The Suspicious Cheese Lords breathe life into the music of the Middle Ages and Renaissance. Photograph courtesy of the Suspicious Cheese Lords
Around 7 PM on a typical Wednesday night, a group of men begins to arrive one by one at the door of a big old house in Columbia Heights. They gather around the table as their host lays out dinner, and the conversation is the sort that one expects among a dozen or so friends. They have come from typical Washington jobs as lawyers and doctors, working in IT firms and non-profits: at least one is between jobs. Jokes and friendly barbs are traded back and forth, and introductions are made as new friends join them, including this week a reporter from Washingtonian.
At 8:30, however, something surprising happens, as the real reason for this gathering becomes clear and the men stand up, clear the table, pass around sheet music, and begin to sing a motet by Jacobus Gallus, a composer active in the Holy Roman Empire in the late 16th century, and other music rarely heard since it was composed in the Renaissance. These are the Suspicious Cheese Lords, an all-male choir that is devoted to the rediscovery of unknown Renaissance polyphony, a vast body of complex music written in generally four or more independent parts overlaid in contrapuntal imitation. If you follow early music in Washington, you have probably already heard of them or at least recognize their rather odd name.
Four of the five original members who founded the group, in July 1996, still sing, including Clifton “Skip” West III, who hosts the rehearsal in his house. “None of us are paid,” says Skip, “we are all volunteers. What income we make comes from ticket revenue at our concerts, which all goes into the collective pot, to support travel to perform in other places, for research of new pieces, and most important, for recording.” The Lords have released three recordings on their own label, all of which contain music that had never been recorded before. “Our only concern is to sing music that no one else sings—if possible, that no one has sung since the time of its composition. That is why we are here, because of the love of this kind of music. We live and die for the chance to make this music live again.”
The allure of food to a group of men is obvious, but the dinner has a long history in the group, going back to when Skip first enticed a few friends to his house to sing some music by English Renaissance composer Thomas Tallis, whose motet Suscipe quaeso Domine prompted the humorous bad translation of Suspicious Cheese Lord. “The food makes sure that people show up on time,” Skip jokes. Does he always do the cooking? “I got suckered into it,” he laughs. “We used to order pizza, but it’s cheaper just to do it myself.” Having shared the bounty of the table at Cheese Lord Manor, I can say that the meal also cements the friendships in the group (their ages range between 23 and 50), providing some bonding time to let off steam about the day’s work, talk about future plans, and relax with a glass of wine or a beer for an hour.

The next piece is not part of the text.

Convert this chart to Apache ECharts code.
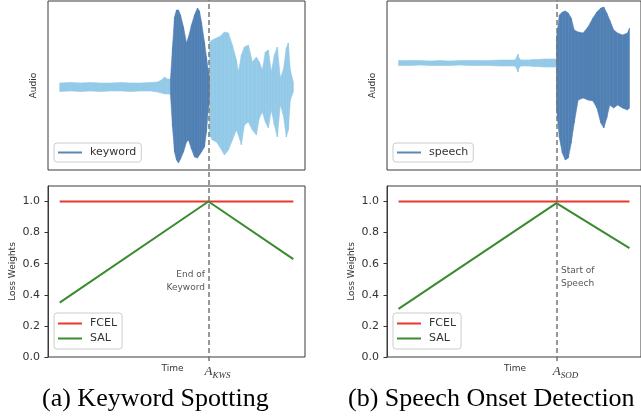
<!DOCTYPE html>
<html><head><meta charset="utf-8">
<script src="https://cdn.jsdelivr.net/npm/echarts@6/dist/echarts.min.js"></script>
<style>html,body{margin:0;padding:0;background:#fff}#c{width:641px;height:417px}</style>
</head><body><div id="c"></div><script>
// ---------- data (time in arbitrary frame units, amplitude in arbitrary units) ----------
// Keyword spotting audio
const kwsPreT  = [0, 11, 21, 31, 41, 51, 61, 71, 81, 91, 98, 102, 105, 108, 111];
const kwsPreHi = [4, 4.5, 4, 4.5, 4, 4, 4.5, 4, 4, 4.5, 5, 7, 10, 8, 8];
const kwsPreLo = [4.5, 4, 4.5, 4, 4.5, 4, 4, 4.5, 4, 4, 5, 6, 7, 7, 7];
const kwsKeyT  = [111, 113, 115, 117, 119, 121, 124, 127, 129, 132, 135, 138, 140, 142, 145, 147, 149, 150];
const kwsKeyHi = [8, 40, 70, 77, 77, 72, 60, 44, 50, 62, 72, 79, 76, 65, 45, 30, 15, 10];
const kwsKeyLo = [8, 40, 65, 73, 76, 72, 65, 55, 53, 62, 70, 71, 68, 65, 60, 45, 20, 10];
const kwsPostT  = [150, 153, 157, 161, 165, 169, 173, 177, 179, 182, 185, 189, 193, 197, 200, 203, 206, 209, 212, 215, 218, 221, 224, 227, 229, 231, 234];
const kwsPostHi = [45, 47, 49, 51, 55, 54, 42, 27, 15, 32, 40, 42, 25, 30, 25, 17, 35, 37, 15, 32, 40, 9, 17, 39, 44, 17, 5];
const kwsPostLo = [48, 53, 55, 61, 68, 63, 53, 43, 48, 58, 38, 35, 43, 48, 31, 25, 35, 41, 23, 38, 50, 18, 28, 50, 43, 13, 5];
// Speech onset audio
const sodPreT  = [0, 12, 22, 32, 42, 52, 62, 72, 82, 92, 102, 112, 118, 120, 121, 122, 124, 128, 132, 137, 142, 147, 152, 157, 160];
const sodPreHi = [2.5, 2.5, 2.5, 2, 2.5, 2, 2.5, 2.5, 2.5, 2.5, 3, 3, 3, 6, 9, 5, 3, 3, 3, 3.5, 3.5, 4, 4, 4, 4];
const sodPreLo = [2.5, 2.5, 2, 2.5, 2.5, 2.5, 2, 2.5, 2.5, 2.5, 3, 3, 3, 6, 9, 5, 3, 3, 3, 3.5, 3.5, 4, 4, 4, 4];
const sodSpT  = [160, 163, 166, 169, 172, 175, 178, 182, 187, 192, 197, 201, 205, 208, 211, 214, 218, 222, 227, 232, 234];
const sodSpHi = [25, 48, 51, 52, 50, 45, 33, 31, 30, 36, 45, 51, 55, 56, 50, 43, 33, 30, 28, 30, 35];
const sodSpLo = [45, 75, 90, 97, 95, 80, 60, 37, 35, 37, 38, 45, 60, 65, 55, 42, 45, 42, 45, 47, 45];
// Loss weights
const kwsLossT = [0, 149, 234];
const kwsFCEL  = [1.0, 1.0, 1.0];
const kwsSAL   = [0.35, 1.0, 0.63];
const sodLossT = [0, 160, 234];
const sodFCEL  = [1.0, 1.0, 1.0];
const sodSAL   = [0.31, 0.99, 0.70];
const kwsPeakT = 149, sodPeakT = 160;
const kwsTimeLabelT = 113, sodTimeLabelT = 118;
const yTicks = [0, 0.2, 0.4, 0.6, 0.8, 1.0];

// ---------- styles ----------
const FONT = 'DejaVu Sans';
const LIGHT = '#93cae8', DARK = '#5080b4', RED = '#e8392c', GREEN = '#3a8a2f';
const T_MIN = -11.7, T_MAX = 245.7;

const chart = echarts.init(document.getElementById('c'), null, {renderer: 'canvas'});

function band(name, t, hi, lo, color, gi) {
  const data = t.slice(0, -1).map((x, i) => [x, hi[i], -lo[i], t[i + 1], hi[i + 1], -lo[i + 1]]);
  return {
    name, type: 'custom', xAxisIndex: gi, yAxisIndex: gi, silent: true,
    itemStyle: {color},
    encode: {x: [0, 3], y: [1, 2, 4, 5]},
    data,
    renderItem: (params, api) => {
      const a = api.coord([api.value(0), api.value(1)]);
      const b = api.coord([api.value(3), api.value(4)]);
      const c = api.coord([api.value(3), api.value(5)]);
      const d = api.coord([api.value(0), api.value(2)]);
      return {type: 'polygon', shape: {points: [a, b, c, d]},
        style: {fill: color, stroke: color, lineWidth: 0.6}};
    }
  };
}
function lossLine(name, t, v, color, gi, mp) {
  const s = {name, type: 'line', xAxisIndex: gi, yAxisIndex: gi, symbol: 'none', silent: true,
    color, lineStyle: {color, width: 2}, data: t.map((x, i) => [x, v[i]])};
  if (mp) s.markPoint = mp;
  return s;
}
function dash(gi, peak) {
  return {type: 'line', xAxisIndex: gi, yAxisIndex: gi, symbol: 'none', silent: true,
    lineStyle: {opacity: 0}, data: [[peak, 0.5]], z: 10,
    markLine: {symbol: 'none', silent: true, label: {show: false},
      lineStyle: {type: [5, 3], color: '#777', width: 1.5}, data: [{xAxis: peak}]}};
}
function hiddenX(gi) {
  return {type: 'value', gridIndex: gi, min: T_MIN, max: T_MAX, show: gi < 4,
    axisLine: {show: false, onZero: false}, axisTick: {show: false}, axisLabel: {show: false}, splitLine: {show: false}};
}
function lossX(gi, timeT, peakT, sub) {
  return {type: 'value', gridIndex: gi, min: T_MIN, max: T_MAX,
    axisLine: {show: false, onZero: false}, axisTick: {show: false}, splitLine: {show: false},
    axisLabel: {show: true, customValues: [timeT, peakT], margin: 7,
      formatter: v => v === peakT ? '{p|}{a|A}{s|' + sub + '}' : '{t|Time}',
      rich: {
        p: {width: 18},
        a: {fontFamily: 'Liberation Serif', fontStyle: 'italic', fontSize: 13, color: '#333'},
        s: {fontFamily: 'Liberation Serif', fontStyle: 'italic', fontSize: 9, color: '#333', padding: [7, 0, 0, 0]},
        t: {fontFamily: FONT, fontSize: 9, color: '#333'}
      }}};
}
function audioY(gi, min, max) {
  return {type: 'value', gridIndex: gi, min, max, name: 'Audio', nameLocation: 'middle', nameGap: 10,
    nameTextStyle: {fontFamily: FONT, fontSize: 9, color: '#333'},
    axisLine: {show: false, onZero: false}, axisTick: {show: false}, axisLabel: {show: false}, splitLine: {show: false}};
}
function lossY(gi) {
  return {type: 'value', gridIndex: gi, min: 0, max: 1.1, name: 'Loss Weights', nameLocation: 'middle', nameGap: 31,
    nameTextStyle: {fontFamily: FONT, fontSize: 9, color: '#333'},
    axisLine: {show: true, onZero: false, lineStyle: {color: '#3a3a3a', width: 1}}, splitLine: {show: false},
    axisTick: {show: true, length: 3.5, customValues: yTicks, lineStyle: {color: '#333', width: 1}},
    axisLabel: {show: true, customValues: yTicks, margin: 8, formatter: v => v.toFixed(1),
      fontFamily: FONT, fontSize: 11, color: '#333'}};
}
function overlayY(gi) {
  return {type: 'value', gridIndex: gi, min: 0, max: 1, show: false, axisLine: {onZero: false}};
}
const legendBase = {
  orient: 'vertical', selectedMode: false, borderColor: '#ccc', borderWidth: 1, borderRadius: 3,
  backgroundColor: 'rgba(255,255,255,0.85)', icon: 'rect', itemWidth: 24, itemHeight: 2, itemGap: 4,
  textStyle: {fontFamily: FONT, fontSize: 11, color: '#333', padding: [0, 0, 0, 3]}
};
const frame = {show: true, borderColor: '#3a3a3a', borderWidth: 1, backgroundColor: 'transparent'};
const annot = (coord, text, pos, dist) => ({symbol: 'circle', symbolSize: 1, silent: true,
  itemStyle: {color: 'rgba(0,0,0,0)'},
  label: {show: true, formatter: text, position: pos, distance: dist,
    fontFamily: FONT, fontSize: 9, lineHeight: 13, color: '#555'},
  data: [{coord}]});

chart.setOption({
  animation: false,
  grid: [
    Object.assign({left: 48, top: 1, width: 257, height: 169}, frame),
    Object.assign({left: 48, top: 186, width: 257, height: 171}, frame),
    Object.assign({left: 387, top: 1, width: 257, height: 169}, frame),
    Object.assign({left: 387, top: 186, width: 257, height: 171}, frame),
    {left: 48, top: 0, width: 257, height: 361, show: false},
    {left: 387, top: 0, width: 257, height: 361, show: false}
  ],
  xAxis: [hiddenX(0), lossX(1, kwsTimeLabelT, kwsPeakT, 'KWS'), hiddenX(2), lossX(3, sodTimeLabelT, sodPeakT, 'SOD'), hiddenX(4), hiddenX(5)],
  yAxis: [audioY(0, -83, 86), lossY(1), audioY(2, -107, 62), lossY(3), overlayY(4), overlayY(5)],
  legend: [
    Object.assign({}, legendBase, {left: 54, top: 143, padding: [4, 5, 4, 4], data: [{name: 'keyword', itemStyle: {color: '#5a86b8'}}]}),
    Object.assign({}, legendBase, {left: 393, top: 143, padding: [4, 5, 4, 4], data: [{name: 'speech', itemStyle: {color: '#5a86b8'}}]}),
    Object.assign({}, legendBase, {left: 54, top: 313, padding: [5, 5, 5, 4], data: ['FCEL', 'SAL']}),
    Object.assign({}, legendBase, {left: 393, top: 313, padding: [5, 5, 5, 4], data: ['FCEL', 'SAL']})
  ],
  graphic: [
    {type: 'text', left: 42, top: 386, style: {text: '(a) Keyword Spotting', font: '26px "Liberation Serif"', fill: '#000'}},
    {type: 'text', left: 348, top: 386, style: {text: '(b) Speech Onset Detection', font: '26px "Liberation Serif"', fill: '#000'}}
  ],
  series: [
    band('kwsPre', kwsPreT, kwsPreHi, kwsPreLo, LIGHT, 0),
    band('kwsPost', kwsPostT, kwsPostHi, kwsPostLo, LIGHT, 0),
    band('keyword', kwsKeyT, kwsKeyHi, kwsKeyLo, DARK, 0),
    band('sodPre', sodPreT, sodPreHi, sodPreLo, LIGHT, 2),
    band('speech', sodSpT, sodSpHi, sodSpLo, DARK, 2),
    lossLine('FCEL', kwsLossT, kwsFCEL, RED, 1),
    lossLine('SAL', kwsLossT, kwsSAL, GREEN, 1, annot([kwsPeakT, 0.49], 'End of\nKeyword', 'left', 3)),
    lossLine('FCEL', sodLossT, sodFCEL, RED, 3),
    lossLine('SAL', sodLossT, sodSAL, GREEN, 3, annot([sodPeakT, 0.515], 'Start of\nSpeech', 'right', 4)),
    dash(4, kwsPeakT),
    dash(5, sodPeakT)
  ]
});
</script></body></html>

It also provides time to get to know prospective members, who generally come to dinner and rehearsal for a while before the group votes on whether they can join. The Suspicious Cheese Lords are a collective, and all members have a say on everything: personnel changes, choice of new music, and scheduling of concerts and other performances, meaning that the group’s schedule is often not announced that far in advance. Between dinner and rehearsal, there is a brief business meeting and like most endeavors run by committee, it is a bit of a jumble. The rehearsal is no less chaotic, as everyone makes comments, criticisms, and suggestions. When asked if this bothers them, the Lords agree that they function best this way. The disorderly process is the price of democracy.
It is not particularly efficient, but musical concerns are addressed as everyone has his say. Tonight, in the week after the group’s most recent performance at the Washington Early Music Festival, is a sight-reading rehearsal. The Lords pass around sheet music of new pieces by Thomas Crecquillon and other mostly obscure composers. They give the music a first read-through after deciding on the distribution of parts, four to six lines split among the dozen singers. The group aims to recreate the sound of the typical Renaissance ensemble, all-male and sometimes with boys’ voices, that would have performed this music, with countertenors on the highest parts. After sight-reading several pieces a few times through, it is time for a cool dessert and then the trip home and back to the 21st century.